§ Short task
Reproduce all the lines below exactly and omit the images.

Charts and diagrams as code:
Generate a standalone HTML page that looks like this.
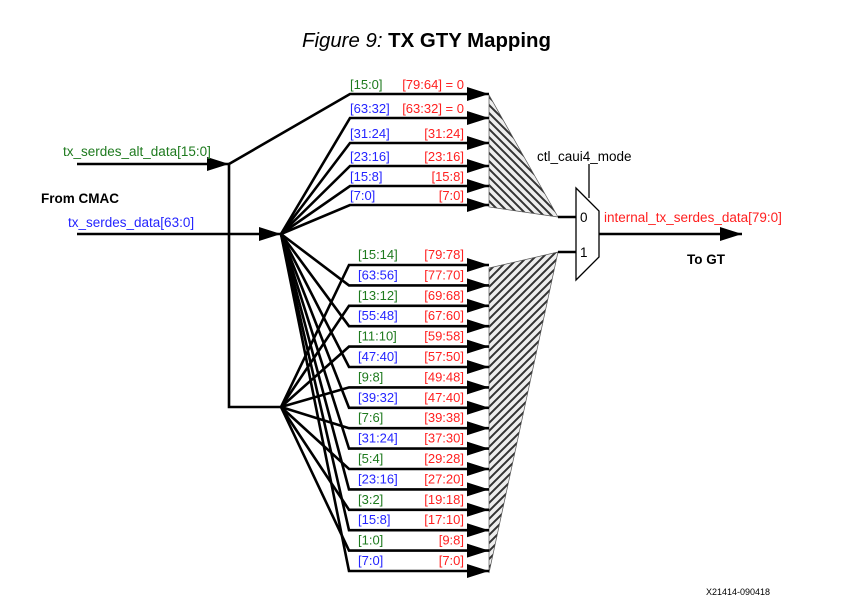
<!DOCTYPE html>
<html><head><meta charset="utf-8">
<style>
html,body{margin:0;padding:0;background:#fff;}
svg{display:block;font-family:"Liberation Sans",sans-serif;}
</style></head>
<body>
<svg id="fig" width="865" height="595" viewBox="0 0 865 595" xmlns="http://www.w3.org/2000/svg">
<defs>
<pattern id="hatchA" patternUnits="userSpaceOnUse" width="8" height="8">
<rect width="8" height="8" fill="#eee"/><path d="M-2,-2 L10,10 M-2,6 L2,10 M6,-2 L10,2" stroke="#333" stroke-width="2"/>
</pattern>
<pattern id="hatchB" patternUnits="userSpaceOnUse" width="8" height="8">
<rect width="8" height="8" fill="#eee"/><path d="M-2,10 L10,-2 M-2,2 L2,-2 M6,10 L10,6" stroke="#333" stroke-width="2"/>
</pattern>
</defs>
<text x="302" y="47" font-size="20" textLength="249" lengthAdjust="spacingAndGlyphs"><tspan font-style="italic">Figure 9:</tspan><tspan font-weight="bold"> TX GTY Mapping</tspan></text>

<polygon points="489,95 489,207 558,217" fill="url(#hatchA)" stroke="#555" stroke-width="0.7"/>
<polygon points="489,268 558,252 489,573" fill="url(#hatchB)" stroke="#555" stroke-width="0.7"/>

<g id="wires" stroke="#000" stroke-width="2.6" fill="none"></g>
<g id="arrows" fill="#000"></g>
<g id="labels" font-size="13"></g>

<text x="63" y="156" font-size="13.5" fill="#1e7a1e">tx_serdes_alt_data[15:0]</text>
<text x="41" y="203" font-size="13.5" font-weight="bold">From CMAC</text>
<text x="68" y="227" font-size="13.5" fill="#2424ff">tx_serdes_data[63:0]</text>

<polygon points="576,188 599,211 599,257 576,280" fill="#fff" stroke="#000" stroke-width="1.3"/>
<line x1="589" y1="164" x2="589" y2="198" stroke="#000" stroke-width="1.3"/>
<text x="537" y="161" font-size="13.5">ctl_caui4_mode</text>
<text x="580" y="222" font-size="13.5">0</text>
<text x="580" y="257" font-size="13.5">1</text>
<text x="604" y="222" font-size="13.5" fill="#ff2020">internal_tx_serdes_data[79:0]</text>
<text x="687" y="264" font-size="13.5" font-weight="bold">To GT</text>
<text x="706" y="595" font-size="9">X21414-090418</text>
</svg>
<script>
// top group (mux input 0)
const topSrc = ["[15:0]","[63:32]","[31:24]","[23:16]","[15:8]","[7:0]"];
const topDst = ["[79:64] = 0","[63:32] = 0","[31:24]","[23:16]","[15:8]","[7:0]"];
const topSrcKind = ["alt","data","data","data","data","data"];
const topY = [94,118,143,166,186,205];
// bottom group (mux input 1)
const botSrc = ["[15:14]","[63:56]","[13:12]","[55:48]","[11:10]","[47:40]","[9:8]","[39:32]","[7:6]","[31:24]","[5:4]","[23:16]","[3:2]","[15:8]","[1:0]","[7:0]"];
const botDst = ["[79:78]","[77:70]","[69:68]","[67:60]","[59:58]","[57:50]","[49:48]","[47:40]","[39:38]","[37:30]","[29:28]","[27:20]","[19:18]","[17:10]","[9:8]","[7:0]"];

const NS="http://www.w3.org/2000/svg";
const wires=document.getElementById('wires'), arrows=document.getElementById('arrows'), labels=document.getElementById('labels');
const GREEN="#1e7a1e", BLUE="#2424ff", RED="#ff2020";
function line(pts,name){
  const p=document.createElementNS(NS,'polyline');
  p.setAttribute('points',pts.map(q=>q.join(',')).join(' '));
  
  
  wires.appendChild(p);
}
function arrow(x,y,name){
  const p=document.createElementNS(NS,'polygon');
  p.setAttribute('points',`${x},${y} ${x-22},${y-7} ${x-22},${y+7}`);
  
  
  arrows.appendChild(p);
}
function text(x,y,s,col,anchor,name){
  const t=document.createElementNS(NS,'text');
  t.setAttribute('x',x);t.setAttribute('y',y);t.setAttribute('fill',col);
  if(anchor)t.setAttribute('text-anchor',anchor);
  t.textContent=s;
  
  
  labels.appendChild(t);
}
const altFan=[229,164], dataFan=[281,234], altFan2=[281,407];
line([[77,164],[229,164],[229,407],[281,407]],'alt-data-wire');
arrow(229,164,'alt-data-arrow');
line([[77,234],[281,234]],'data-wire');
arrow(281,234,'data-arrow');
topSrc.forEach((s,i)=>{
  const y=topY[i];
  const f= topSrcKind[i]==="alt"?altFan:dataFan;
  line([f,[350,y],[489,y]],'top-row-wire');
  arrow(489,y,'top-row-arrow');
  text(350,y-5,s,topSrcKind[i]==="alt"?GREEN:BLUE,null,'top-row-src-label');
  text(464,y-5,topDst[i],RED,'end','top-row-dst-label');
});
botSrc.forEach((s,k)=>{
  const y=265+k*20.4;
  const alt=k%2===0;
  line([alt?altFan2:dataFan,[349,y],[489,y]],'bottom-row-wire');
  arrow(489,y,'bottom-row-arrow');
  text(358,y-6,s,alt?GREEN:BLUE,null,'bottom-row-src-label');
  text(464,y-6,botDst[k],RED,'end','bottom-row-dst-label');
});
line([[558,217],[576,217]],'mux-input-0-wire');
line([[558,252],[576,252]],'mux-input-1-wire');
line([[599,234],[742,234]],'output-wire');
arrow(742,234,'output-arrow');
</script>
</body></html>
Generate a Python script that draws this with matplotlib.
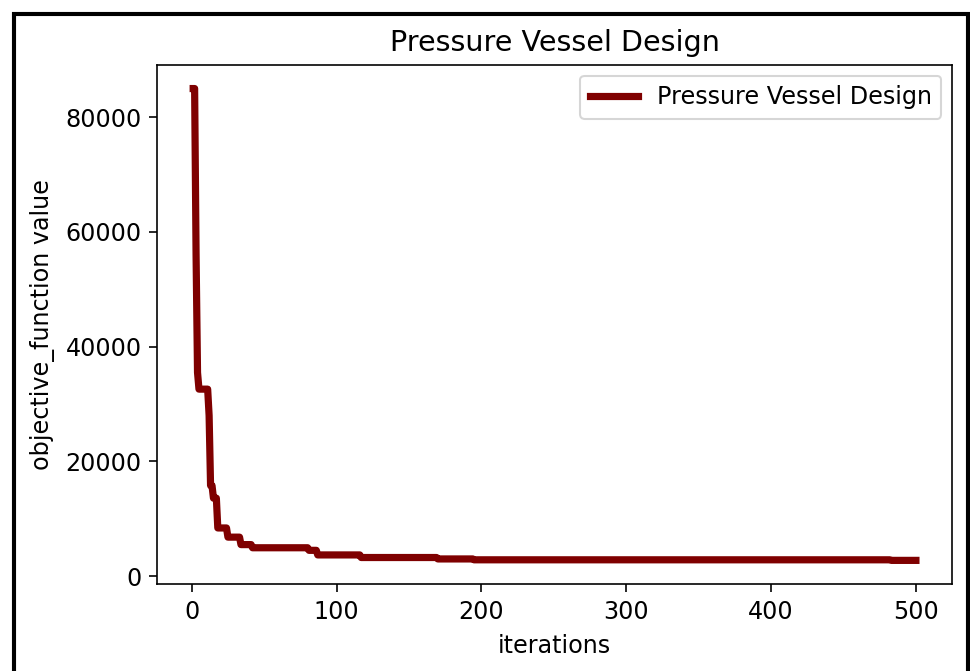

§ Right answer
Generate a standalone HTML page that looks like this.
<!DOCTYPE html>
<html><head><meta charset="utf-8">
<style>
html,body{margin:0;padding:0;background:#fff;}
svg{display:block;font-family:"Liberation Sans",sans-serif;}
</style></head>
<body>
<svg id="fig" width="865" height="595" viewBox="0 0 865 595" xmlns="http://www.w3.org/2000/svg">
<defs>
<pattern id="hatchA" patternUnits="userSpaceOnUse" width="8" height="8">
<rect width="8" height="8" fill="#eee"/><path d="M-2,-2 L10,10 M-2,6 L2,10 M6,-2 L10,2" stroke="#333" stroke-width="2"/>
</pattern>
<pattern id="hatchB" patternUnits="userSpaceOnUse" width="8" height="8">
<rect width="8" height="8" fill="#eee"/><path d="M-2,10 L10,-2 M-2,2 L2,-2 M6,10 L10,6" stroke="#333" stroke-width="2"/>
</pattern>
</defs>
<text x="302" y="47" font-size="20" textLength="249" lengthAdjust="spacingAndGlyphs"><tspan font-style="italic">Figure 9:</tspan><tspan font-weight="bold"> TX GTY Mapping</tspan></text>

<polygon points="489,95 489,207 558,217" fill="url(#hatchA)" stroke="#555" stroke-width="0.7"/>
<polygon points="489,268 558,252 489,573" fill="url(#hatchB)" stroke="#555" stroke-width="0.7"/>

<g id="wires" stroke="#000" stroke-width="2.6" fill="none"></g>
<g id="arrows" fill="#000"></g>
<g id="labels" font-size="13"></g>

<text x="63" y="156" font-size="13.5" fill="#1e7a1e">tx_serdes_alt_data[15:0]</text>
<text x="41" y="203" font-size="13.5" font-weight="bold">From CMAC</text>
<text x="68" y="227" font-size="13.5" fill="#2424ff">tx_serdes_data[63:0]</text>

<polygon points="576,188 599,211 599,257 576,280" fill="#fff" stroke="#000" stroke-width="1.3"/>
<line x1="589" y1="164" x2="589" y2="198" stroke="#000" stroke-width="1.3"/>
<text x="537" y="161" font-size="13.5">ctl_caui4_mode</text>
<text x="580" y="222" font-size="13.5">0</text>
<text x="580" y="257" font-size="13.5">1</text>
<text x="604" y="222" font-size="13.5" fill="#ff2020">internal_tx_serdes_data[79:0]</text>
<text x="687" y="264" font-size="13.5" font-weight="bold">To GT</text>
<text x="706" y="595" font-size="9">X21414-090418</text>
</svg>
<script>
// top group (mux input 0)
const topSrc = ["[15:0]","[63:32]","[31:24]","[23:16]","[15:8]","[7:0]"];
const topDst = ["[79:64] = 0","[63:32] = 0","[31:24]","[23:16]","[15:8]","[7:0]"];
const topSrcKind = ["alt","data","data","data","data","data"];
const topY = [94,118,143,166,186,205];
// bottom group (mux input 1)
const botSrc = ["[15:14]","[63:56]","[13:12]","[55:48]","[11:10]","[47:40]","[9:8]","[39:32]","[7:6]","[31:24]","[5:4]","[23:16]","[3:2]","[15:8]","[1:0]","[7:0]"];
const botDst = ["[79:78]","[77:70]","[69:68]","[67:60]","[59:58]","[57:50]","[49:48]","[47:40]","[39:38]","[37:30]","[29:28]","[27:20]","[19:18]","[17:10]","[9:8]","[7:0]"];

const NS="http://www.w3.org/2000/svg";
const wires=document.getElementById('wires'), arrows=document.getElementById('arrows'), labels=document.getElementById('labels');
const GREEN="#1e7a1e", BLUE="#2424ff", RED="#ff2020";
function line(pts,name){
  const p=document.createElementNS(NS,'polyline');
  p.setAttribute('points',pts.map(q=>q.join(',')).join(' '));
  
  
  wires.appendChild(p);
}
function arrow(x,y,name){
  const p=document.createElementNS(NS,'polygon');
  p.setAttribute('points',`${x},${y} ${x-22},${y-7} ${x-22},${y+7}`);
  
  
  arrows.appendChild(p);
}
function text(x,y,s,col,anchor,name){
  const t=document.createElementNS(NS,'text');
  t.setAttribute('x',x);t.setAttribute('y',y);t.setAttribute('fill',col);
  if(anchor)t.setAttribute('text-anchor',anchor);
  t.textContent=s;
  
  
  labels.appendChild(t);
}
const altFan=[229,164], dataFan=[281,234], altFan2=[281,407];
line([[77,164],[229,164],[229,407],[281,407]],'alt-data-wire');
arrow(229,164,'alt-data-arrow');
line([[77,234],[281,234]],'data-wire');
arrow(281,234,'data-arrow');
topSrc.forEach((s,i)=>{
  const y=topY[i];
  const f= topSrcKind[i]==="alt"?altFan:dataFan;
  line([f,[350,y],[489,y]],'top-row-wire');
  arrow(489,y,'top-row-arrow');
  text(350,y-5,s,topSrcKind[i]==="alt"?GREEN:BLUE,null,'top-row-src-label');
  text(464,y-5,topDst[i],RED,'end','top-row-dst-label');
});
botSrc.forEach((s,k)=>{
  const y=265+k*20.4;
  const alt=k%2===0;
  line([alt?altFan2:dataFan,[349,y],[489,y]],'bottom-row-wire');
  arrow(489,y,'bottom-row-arrow');
  text(358,y-6,s,alt?GREEN:BLUE,null,'bottom-row-src-label');
  text(464,y-6,botDst[k],RED,'end','bottom-row-dst-label');
});
line([[558,217],[576,217]],'mux-input-0-wire');
line([[558,252],[576,252]],'mux-input-1-wire');
line([[599,234],[742,234]],'output-wire');
arrow(742,234,'output-arrow');
</script>
</body></html>
Generate a Python script that draws this with matplotlib.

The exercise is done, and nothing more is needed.